私は、宮古保健所に赴任してほぼ1年半になりますが、あらためて浄化槽業務の難しさを実感しているところです。数年間、浄化槽業務にブランクがあった間に、構造基準の改正等があったことなどから、種々戸惑うことが多く、浄化槽検査センターの皆様をはじめ、保守点検及び施工業等の方々から親切にご指導いただいているところです。
それでは、この場を利用させていただきまして、日頃業務を通じて感じていることなどについて若干自己主張させていただきたいと思います。
1 浄化槽設置状況
宮古保健所管内における浄化槽の設置状況等についてご紹介します。
平成11年度末現在における浄化槽設置基数は1,843基であり、宮古市や山田町における設置数が多くなっています。
また、平成11年度設置基数は172基であり、なんと単独浄化槽は1基もありません。大変すばらしいことです。これも協会会員の方々をはじめ関係者のたゆまぬご努力の賜物と信じております。
さらに、各市町村において、下水道及び漁業集落排水処理施設の整備が着々と進んでいることを考慮すると、当初管内の浄化槽設置状況は大変すばらしい状況であると思われます。欲張りな希望を言わせてもらえるなら、町村におけるさらなる合併浄化槽の普及及び浄化槽の面的整備が待たれるところではありますが・・・。
2 合併処理浄化槽設置整備事業
平成11年度から当所管内すべての市町村において合併処理浄化槽設置整備事業がようやく始まっており、積極的な普及啓発を推進している状況です。
なお、平成11年度設置分における整備事業分の割合は約80%となっています。
上記にあるように当所管内においては全市町村が事業を積極的に推進中ですが、県内全体的に言えることではあると思いますが、当該事業が導入されてから10数年経過しており、行政を含めた各関係者にもある種の疲労が見えてきたようです。関係者の方々におかれましても、初心に立ち返りますますの事業の推進にご努力をお願いたしたいと思います。
3 水環境保全の普及啓発
宮古地区の環境保全活動の積極的な推進を図るために、当所において、様々な事業を推進しています。

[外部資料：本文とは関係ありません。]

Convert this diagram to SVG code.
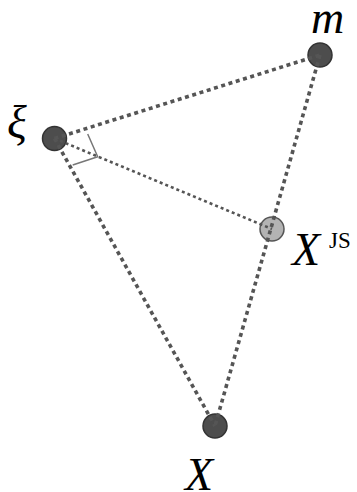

合併浄化槽の整備促進もそのひとつですが、平成12年度は、地域や学校における環境保全活動のリーダーを養成することを目的とした「エコスクールいわて宮古校」及び家庭から環境問題を再認識してもらうことを目的とした「夏休み親子環境モニター」事業を中心に進めています。
地球環境問題等全国的に環境について議論されている昨今ですが、その追風の今、家庭内からの環境問題等身近なレベルでの意識啓発が必要なのではないでしょうか。下水道未普及地域の小中学生のほとんどが浄化槽そのものを知らせないこと等を考えると、その意識啓発の中心に浄化槽が位置付けられているのかも知れません。